▶ [WORK REQUIRED]: Quote exactly and only this range of lines in the data below: the line that holds "Give me the" to the line that holds "const sourceText = 'Fuente: Estadísticas", both included.

▶ [DATASET EXCERPTS]:
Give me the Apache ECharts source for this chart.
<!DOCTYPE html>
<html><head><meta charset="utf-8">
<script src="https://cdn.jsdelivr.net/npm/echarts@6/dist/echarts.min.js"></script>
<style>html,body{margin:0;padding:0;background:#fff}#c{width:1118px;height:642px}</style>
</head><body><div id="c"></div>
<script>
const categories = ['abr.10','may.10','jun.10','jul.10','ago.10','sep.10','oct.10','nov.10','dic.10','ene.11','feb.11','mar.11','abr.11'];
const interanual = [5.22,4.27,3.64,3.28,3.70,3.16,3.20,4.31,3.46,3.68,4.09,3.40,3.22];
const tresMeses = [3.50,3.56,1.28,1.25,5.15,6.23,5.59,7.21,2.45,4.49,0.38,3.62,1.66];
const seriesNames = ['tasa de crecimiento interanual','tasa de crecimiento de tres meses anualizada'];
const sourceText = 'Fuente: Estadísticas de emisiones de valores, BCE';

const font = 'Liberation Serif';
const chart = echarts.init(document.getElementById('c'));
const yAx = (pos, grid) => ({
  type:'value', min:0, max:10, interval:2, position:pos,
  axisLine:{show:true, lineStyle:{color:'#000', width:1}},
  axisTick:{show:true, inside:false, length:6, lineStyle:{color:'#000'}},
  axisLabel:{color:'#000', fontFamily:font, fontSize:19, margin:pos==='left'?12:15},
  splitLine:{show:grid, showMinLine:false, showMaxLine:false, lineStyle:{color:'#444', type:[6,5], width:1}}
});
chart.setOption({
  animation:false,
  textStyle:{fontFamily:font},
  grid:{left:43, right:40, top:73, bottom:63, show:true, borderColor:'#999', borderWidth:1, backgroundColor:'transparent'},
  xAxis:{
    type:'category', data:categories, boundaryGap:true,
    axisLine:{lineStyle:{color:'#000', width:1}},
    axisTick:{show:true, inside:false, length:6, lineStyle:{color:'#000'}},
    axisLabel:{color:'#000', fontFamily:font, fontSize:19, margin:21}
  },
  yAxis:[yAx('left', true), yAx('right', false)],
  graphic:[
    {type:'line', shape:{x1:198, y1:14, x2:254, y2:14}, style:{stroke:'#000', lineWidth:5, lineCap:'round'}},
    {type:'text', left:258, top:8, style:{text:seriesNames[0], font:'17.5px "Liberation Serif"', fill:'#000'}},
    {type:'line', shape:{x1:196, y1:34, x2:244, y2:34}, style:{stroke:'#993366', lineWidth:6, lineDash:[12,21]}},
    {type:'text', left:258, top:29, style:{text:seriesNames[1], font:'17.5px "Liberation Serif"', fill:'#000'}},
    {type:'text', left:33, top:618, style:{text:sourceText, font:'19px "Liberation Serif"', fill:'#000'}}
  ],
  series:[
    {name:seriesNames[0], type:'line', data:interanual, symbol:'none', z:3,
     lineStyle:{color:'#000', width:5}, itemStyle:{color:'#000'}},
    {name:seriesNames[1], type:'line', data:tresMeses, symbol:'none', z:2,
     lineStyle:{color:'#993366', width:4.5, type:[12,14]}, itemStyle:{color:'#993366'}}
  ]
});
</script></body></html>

---

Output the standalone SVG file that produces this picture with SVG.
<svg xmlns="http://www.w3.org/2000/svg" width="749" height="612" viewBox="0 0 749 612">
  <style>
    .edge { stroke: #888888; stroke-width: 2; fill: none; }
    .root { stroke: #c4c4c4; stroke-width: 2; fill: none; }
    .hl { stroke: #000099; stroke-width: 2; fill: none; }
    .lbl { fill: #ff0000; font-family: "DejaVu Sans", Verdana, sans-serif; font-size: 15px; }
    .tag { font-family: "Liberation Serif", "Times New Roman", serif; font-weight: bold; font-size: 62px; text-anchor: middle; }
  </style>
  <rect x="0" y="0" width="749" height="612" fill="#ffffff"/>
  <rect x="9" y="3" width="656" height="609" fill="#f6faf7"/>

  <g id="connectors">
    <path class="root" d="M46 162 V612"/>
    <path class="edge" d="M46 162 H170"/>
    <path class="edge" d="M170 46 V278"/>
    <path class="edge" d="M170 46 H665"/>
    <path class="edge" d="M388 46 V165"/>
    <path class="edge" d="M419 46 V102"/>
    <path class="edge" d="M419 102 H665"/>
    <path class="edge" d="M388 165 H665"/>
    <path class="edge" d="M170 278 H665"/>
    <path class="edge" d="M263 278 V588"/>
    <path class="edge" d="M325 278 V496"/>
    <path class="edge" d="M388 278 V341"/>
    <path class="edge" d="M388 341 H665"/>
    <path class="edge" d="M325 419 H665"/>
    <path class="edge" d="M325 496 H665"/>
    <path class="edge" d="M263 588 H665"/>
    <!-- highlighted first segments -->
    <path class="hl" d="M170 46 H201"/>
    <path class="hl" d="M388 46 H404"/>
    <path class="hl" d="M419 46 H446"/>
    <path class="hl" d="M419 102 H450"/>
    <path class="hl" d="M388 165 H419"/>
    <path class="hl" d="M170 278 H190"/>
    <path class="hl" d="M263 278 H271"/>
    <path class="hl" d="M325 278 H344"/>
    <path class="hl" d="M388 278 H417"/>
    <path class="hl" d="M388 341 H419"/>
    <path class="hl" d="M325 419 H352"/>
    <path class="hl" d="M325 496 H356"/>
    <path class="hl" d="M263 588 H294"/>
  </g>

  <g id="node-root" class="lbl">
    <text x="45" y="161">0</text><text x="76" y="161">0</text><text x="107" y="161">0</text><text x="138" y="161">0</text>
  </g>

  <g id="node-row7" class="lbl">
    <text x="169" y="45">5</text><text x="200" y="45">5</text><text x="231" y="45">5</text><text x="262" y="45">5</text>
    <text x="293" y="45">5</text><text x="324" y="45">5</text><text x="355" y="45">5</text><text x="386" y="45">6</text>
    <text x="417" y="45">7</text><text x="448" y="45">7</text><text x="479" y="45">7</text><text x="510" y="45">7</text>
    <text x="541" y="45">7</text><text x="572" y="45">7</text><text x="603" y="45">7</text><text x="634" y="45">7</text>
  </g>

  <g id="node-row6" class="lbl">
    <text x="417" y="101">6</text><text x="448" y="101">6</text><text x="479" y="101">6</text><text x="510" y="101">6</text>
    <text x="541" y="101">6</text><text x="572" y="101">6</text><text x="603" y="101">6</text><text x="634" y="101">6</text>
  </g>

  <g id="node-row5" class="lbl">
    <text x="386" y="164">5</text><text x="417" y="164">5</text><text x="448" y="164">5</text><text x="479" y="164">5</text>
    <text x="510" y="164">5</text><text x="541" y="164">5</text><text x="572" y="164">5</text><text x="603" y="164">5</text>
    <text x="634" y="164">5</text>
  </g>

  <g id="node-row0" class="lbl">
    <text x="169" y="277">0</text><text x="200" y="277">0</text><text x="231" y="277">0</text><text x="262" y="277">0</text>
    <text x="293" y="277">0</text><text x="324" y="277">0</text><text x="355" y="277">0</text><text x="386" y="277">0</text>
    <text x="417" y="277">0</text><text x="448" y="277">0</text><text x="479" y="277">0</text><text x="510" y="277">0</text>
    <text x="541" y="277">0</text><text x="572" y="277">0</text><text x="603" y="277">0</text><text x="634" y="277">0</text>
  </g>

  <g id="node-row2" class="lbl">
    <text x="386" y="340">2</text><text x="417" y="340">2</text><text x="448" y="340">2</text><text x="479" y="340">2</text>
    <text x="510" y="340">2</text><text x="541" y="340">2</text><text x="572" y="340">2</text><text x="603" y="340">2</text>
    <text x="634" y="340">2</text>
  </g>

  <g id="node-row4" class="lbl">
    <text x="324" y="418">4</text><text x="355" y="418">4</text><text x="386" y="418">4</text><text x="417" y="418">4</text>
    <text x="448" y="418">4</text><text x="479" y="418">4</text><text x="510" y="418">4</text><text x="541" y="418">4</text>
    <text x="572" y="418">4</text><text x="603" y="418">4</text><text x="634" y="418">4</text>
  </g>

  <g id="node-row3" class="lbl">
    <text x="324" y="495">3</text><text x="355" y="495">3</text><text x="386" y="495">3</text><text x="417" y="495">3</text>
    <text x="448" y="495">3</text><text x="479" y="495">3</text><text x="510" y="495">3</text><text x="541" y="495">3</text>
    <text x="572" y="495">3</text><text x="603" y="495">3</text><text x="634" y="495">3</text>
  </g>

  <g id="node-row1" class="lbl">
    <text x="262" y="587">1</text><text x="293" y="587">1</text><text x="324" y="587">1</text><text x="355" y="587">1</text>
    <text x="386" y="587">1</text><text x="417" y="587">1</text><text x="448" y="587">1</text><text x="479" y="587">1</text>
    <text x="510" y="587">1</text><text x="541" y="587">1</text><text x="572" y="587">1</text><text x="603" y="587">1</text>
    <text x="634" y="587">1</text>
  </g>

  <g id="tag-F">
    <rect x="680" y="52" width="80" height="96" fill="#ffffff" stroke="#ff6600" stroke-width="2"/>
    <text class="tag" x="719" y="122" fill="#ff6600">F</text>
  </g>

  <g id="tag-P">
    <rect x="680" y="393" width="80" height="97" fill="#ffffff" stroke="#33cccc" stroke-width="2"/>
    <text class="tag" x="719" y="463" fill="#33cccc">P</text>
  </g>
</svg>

▶ [REPLY]:
Give me the Apache ECharts source for this chart.
<!DOCTYPE html>
<html><head><meta charset="utf-8">
<script src="https://cdn.jsdelivr.net/npm/echarts@6/dist/echarts.min.js"></script>
<style>html,body{margin:0;padding:0;background:#fff}#c{width:1118px;height:642px}</style>
</head><body><div id="c"></div>
<script>
const categories = ['abr.10','may.10','jun.10','jul.10','ago.10','sep.10','oct.10','nov.10','dic.10','ene.11','feb.11','mar.11','abr.11'];
const interanual = [5.22,4.27,3.64,3.28,3.70,3.16,3.20,4.31,3.46,3.68,4.09,3.40,3.22];
const tresMeses = [3.50,3.56,1.28,1.25,5.15,6.23,5.59,7.21,2.45,4.49,0.38,3.62,1.66];
const seriesNames = ['tasa de crecimiento interanual','tasa de crecimiento de tres meses anualizada'];
const sourceText = 'Fuente: Estadísticas de emisiones de valores, BCE';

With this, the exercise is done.